— Но Второй — сопляк! Третий — дурак! Екатерина — кобыла без удержу и сроку! Павел — маньяк! Александр I с дамами своей собственной семьи спал, курощуп несчастный… А Николай I? Лицедей, жеребец, Скалозуб! Я устал перечислять. А теперь — Керенский? Засулич? Террористка эта? Ульянов грядет? Всем все поровну… Вы знаете, что этот грузчик с набережной, Горький этот написал? В Италии, вдохновленный морем и воздухом? «Когда от многого берут немножко — это не кража, а просто дележка!» Зарезать! Раскромсать! Ваше здоровье, Александр Васильевич! — с прихлебом всосался в бокал, с хрустом заел лимоном, страстно произнес: — По-русски, мать нашу так… — всмотрелся в мертвое, отрешенное лицо собеседника: — Бросьте, адмирал… И вообще: оставайтесь. Какая война, простите, к чертовой матери? Кому это все нужно, надобно то есть? Будем пить коньяк — он здесь 1825 года. Пестеля помянем, Рылеева — поэта Кондратия, коего Кондрашка придавил — палач. И поделом, поделом, потому нечего бунтовать, потом деньги от царя брать, на плече царском рыдать, каяться и всех дружков окаянных предавать в розницу!
— Бог с ними, Набоков. Сейчас Россия гибнет…
— Из-за них и гибнет. Чепуха… Время — лучший лекарь. Обойдется как-нибудь.
Колчак смотрел на истощенное лицо, пустые глаза, и ужас накатывал: «А если все, что говорит Набоков, — правда? Господи… Не может того случиться, не может. Я ведь не один. Мы все живы пока. Мы защитим, спасем Россию…»
Дебольцова и Бабина поезд уносил в Екатеринбург. Мальчиковая это была затея — ехать к черту на рога, донкихотствовать, спасать тех, кого никак спасти нельзя было.

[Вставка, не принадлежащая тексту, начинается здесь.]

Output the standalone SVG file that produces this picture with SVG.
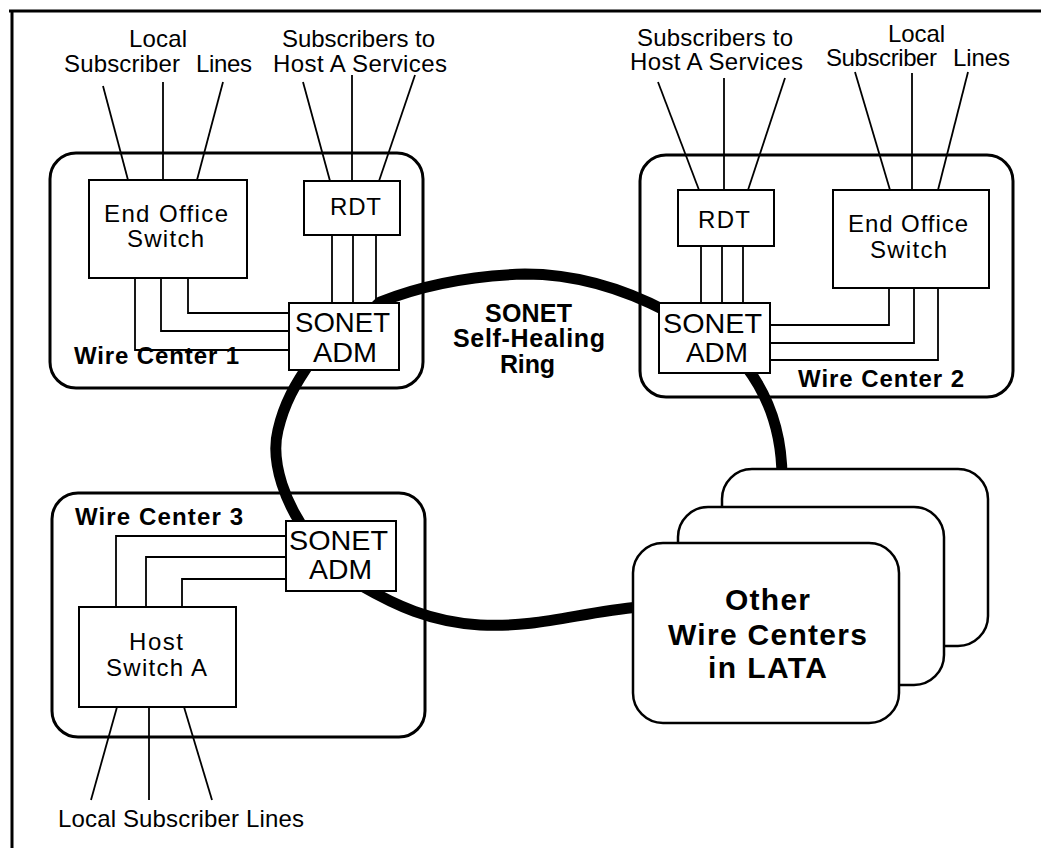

Но их вела вдруг вспыхнувшая болезненным пламенем совесть, долг, или — как они сами для себя определяли другим словом — «честь». Емкое слово… Для каждого из них оно было целый мир привычных представлений — непреложных, нерушимых до скончания живота, верой, которой никогда бы они не поступились, в отличие от многих и многих, и верностью — эти понятия были частью девиза ордена Святого Георгия, который Дебольцов в окружающей дикости носить не считал возможным, но всегда полагал самой желанной своей военной наградой. У Бабина не было Георгия, но он думал так же.
Он был конечно же жандарм — эту профессию в дворянстве не жаловали, не любили, фи, жандарму и руку-то стыдно подать, да ведь подавали и улыбались при этом заискивающе, понимая, что люди в голубых мундирах нужны, только вот служат плохо — от доброты неизбывной и милосердия национального. А ведь вешать, вешать надобно…
После военного училища Бабин по совету отца — тот был неглупый и жесткий человек, убежденный, что не Кирсановы или Лембке какие-нибудь Россию обустроят от нигилистов, но твердые, образованные и уверенные в себе служащие дворяне, — подал прошение о направлении в Отдельный корпус жандармов. В уважение к заслугам отца прошение это удовлетворили, и оказался молодой подпоручик в затрапезном еврейском краю, где-то в Могилевской губернии. Служить было нетрудно: революционеры с пейсами, истеричные, со слабыми нервами, как правило, легко прекращали «деятельность» после первого же серьезного внушения или отсидки. Здесь понял Бабин одну странную для человека его круга истину: дело все же было не в евреях как таковых. Эти сапожники, ремесленники, купчишки мелкие, фельдшеры или врачи жили своей натужной и непонятной жизнью в черте оседлости и в общем-то никому не мешали. Но была одна закономерность: стоило местному еврею побывать в городе и прочитать «воззвание» или тем более — встретиться с революционерами живьем — и терял голову такой еврей и полагал себя сразу же и навсегда — самым ущемленным, обиженным, задавленным и растоптанным. Не понимали эти нервные большеглазые юноши, что справедливость — понятие абстрактное…
Правда, бывали и даже нарастали погромы. Евреев не любили конкуренты по торговле, ремеслу, их считали виновными в спаде производства, в присвоении благ и ценностей, принадлежащих коренным; претензии эти не всегда были небезосновательными, но: чтобы убивать, устраивать беспорядки, искать сочувствия у правительства и церкви — этого Бабин не понимал и не принимал. Легенды же о якобы имевших место правительственных распоряжениях о содействии погромам полагал всегда делом революционных партий, для которых чем хуже — тем лучше.